There is one important section where Hunter correctly identifies one of the chief problems with the Christian Right, which is its heavy reliance on political methods for achieving its desired ends. As I frequently say, politics is not our savior, while at the same time adding that politics will be saved. The key is worship and recovery of the gospel of grace. The need of the hour is reformation in the churches, which then flow out into the political realm. There really is neglect of this principle in the “save America” impulse among evangelical activists. That’s a fair cop.
But one area where the Christian Right is not confused is in the hostility that the secular mainstream displays toward them, and here is where Hunter doesn’t pass the tone test at all.
He starts to sing sharp and flat for a bit here. Instead of recognizing that evangelicals really are at the brunt of officially sanctioned and legally binding bigotries, Hunter says “there, there” and pats the back of our hand. He says that conservative Christians “turn to atrocity stories to capture the peril that Christians face” (p. 118, emphasis mine). Despite recent setbacks, Hunter says that the Christian Right is not going away because “the underlying myth that defines their identity, their goals, and their strategy of action has not changed” (p. 131). This chapter contains quite a bit of that kind of “we don’t really believe you” vibe. As a pastor who has had to deal with quite a few examples of this kind of thing — why would homophobia come up in custody battles in a divorce court? — I could cite a number of them. But then I would just be telling atrocity stories, making me a propagandist, I guess.
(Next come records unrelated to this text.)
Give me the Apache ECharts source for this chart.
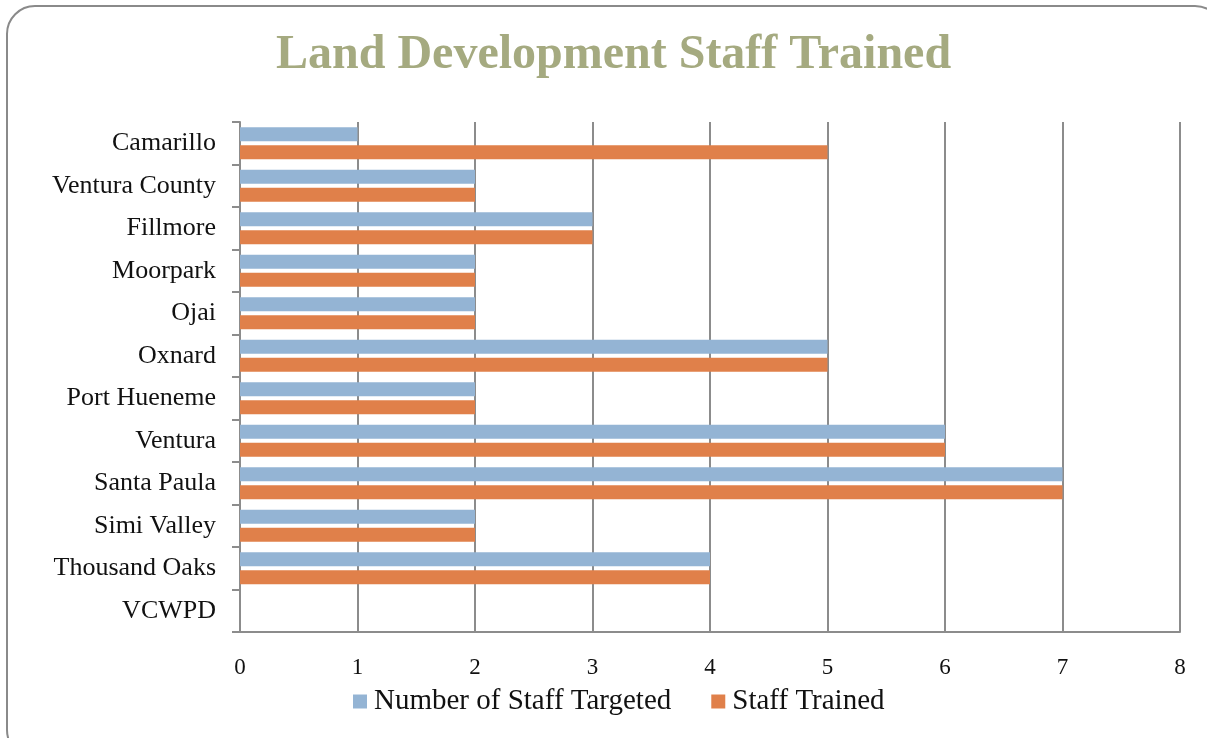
<!DOCTYPE html>
<html>
<head>
<meta charset="utf-8">
<script src="https://cdn.jsdelivr.net/npm/echarts@6/dist/echarts.min.js"></script>
<style>
  html, body { margin: 0; padding: 0; background: #fff; }
  #chart { width: 1207px; height: 738px; }
</style>
</head>
<body>
<div id="chart"></div>
<script>
    'use strict'

    /* Chart data */
    var cities = ['Camarillo', 'Ventura County', 'Fillmore', 'Moorpark', 'Ojai', 'Oxnard',
        'Port Hueneme', 'Ventura', 'Santa Paula', 'Simi Valley', 'Thousand Oaks', 'VCWPD'];
    var staffTargeted = [1, 2, 3, 2, 2, 5, 2, 6, 7, 2, 4, 0];
    var staffTrained = [5, 2, 3, 2, 2, 5, 2, 6, 7, 2, 4, 0];
    var xTicks = [0, 8, 1];   // min, max, interval

    var serif = '"Liberation Serif", "DejaVu Serif", serif';
    var gridColor = '#8c8c8c';

    var chart = echarts.init(document.getElementById('chart'));

    chart.setOption({
        animation: false,
        title: {
            text: 'Land Development Staff Trained',
            left: 271,
            top: 27,
            textStyle: {
                fontFamily: serif,
                fontSize: 48,
                fontWeight: 'bold',
                color: '#a5aa80'
            }
        },
        graphic: [{
            type: 'rect',
            shape: { x: 7, y: 6, width: 1216, height: 752, r: 28 },
            style: { fill: 'none', stroke: '#8a8a8a', lineWidth: 2 },
            silent: true
        }],
        legend: {
            bottom: 17,
            left: 348,
            itemWidth: 14,
            itemHeight: 14,
            itemGap: 40,
            icon: 'rect',
            textStyle: { fontFamily: serif, fontSize: 29, color: '#111', padding: [0, 0, 0, 2] },
            data: ['Number of Staff Targeted', 'Staff Trained']
        },
        grid: {
            top: 122,
            left: 240,
            right: 27,
            bottom: 106
        },
        xAxis: {
            type: 'value',
            min: xTicks[0],
            max: xTicks[1],
            interval: xTicks[2],
            axisLine: { show: true, lineStyle: { color: gridColor, width: 2 } },
            axisTick: { show: false },
            splitLine: { lineStyle: { color: gridColor, width: 2 } },
            axisLabel: {
                margin: 24,
                fontFamily: serif,
                fontSize: 23,
                color: '#111'
            }
        },
        yAxis: {
            type: 'category',
            inverse: true,
            data: cities,
            axisLine: { lineStyle: { color: gridColor, width: 2 } },
            axisTick: { show: true, length: 8, lineStyle: { color: gridColor, width: 2 } },
            axisLabel: {
                margin: 24,
                fontFamily: serif,
                fontSize: 26,
                color: '#111'
            }
        },
        series: [
            {
                name: 'Number of Staff Targeted',
                type: 'bar',
                barWidth: 14,
                barGap: '28%',
                data: staffTargeted,
                itemStyle: { color: '#94b4d4' }
            },
            {
                name: 'Staff Trained',
                type: 'bar',
                barWidth: 14,
                barGap: '28%',
                data: staffTrained,
                itemStyle: { color: '#e0804a' }
            }
        ]
    });
</script>
</body>
</html>
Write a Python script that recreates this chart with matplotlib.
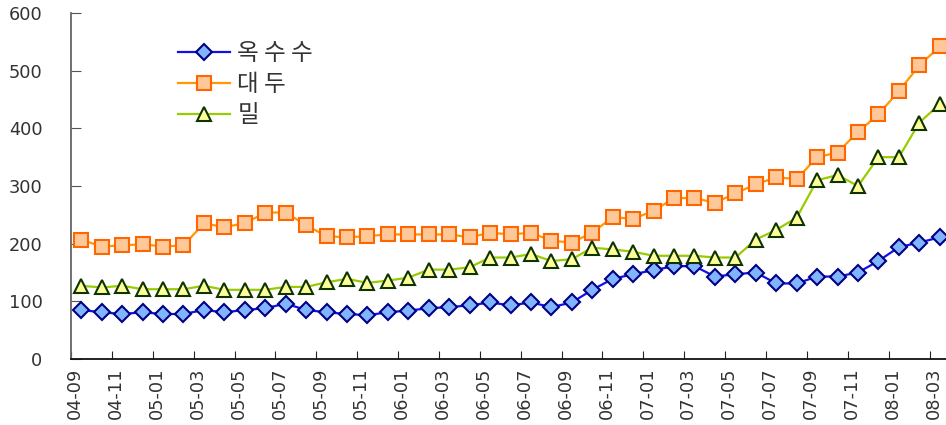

Hunter has clearly accepted the statist redefinition of what constitutes partisanship. “Call it what you will, the intent and net effect is partisan politics” (p. 124). But where did this overlap come from? Now that abortion-on-demand and homosexual marriage have been intruded into the public sphere, there is no way to not do what Lot did without being partisan. On these issues, faithful evangelical Christians are only partisan because of something that Hunter pointed out earlier — the politicization of everything, including the redefinition of sin and crime. But if we accept this reasoning, the flat rejection of Molech worship is no longer faithful and prophetic. You must be a Republican.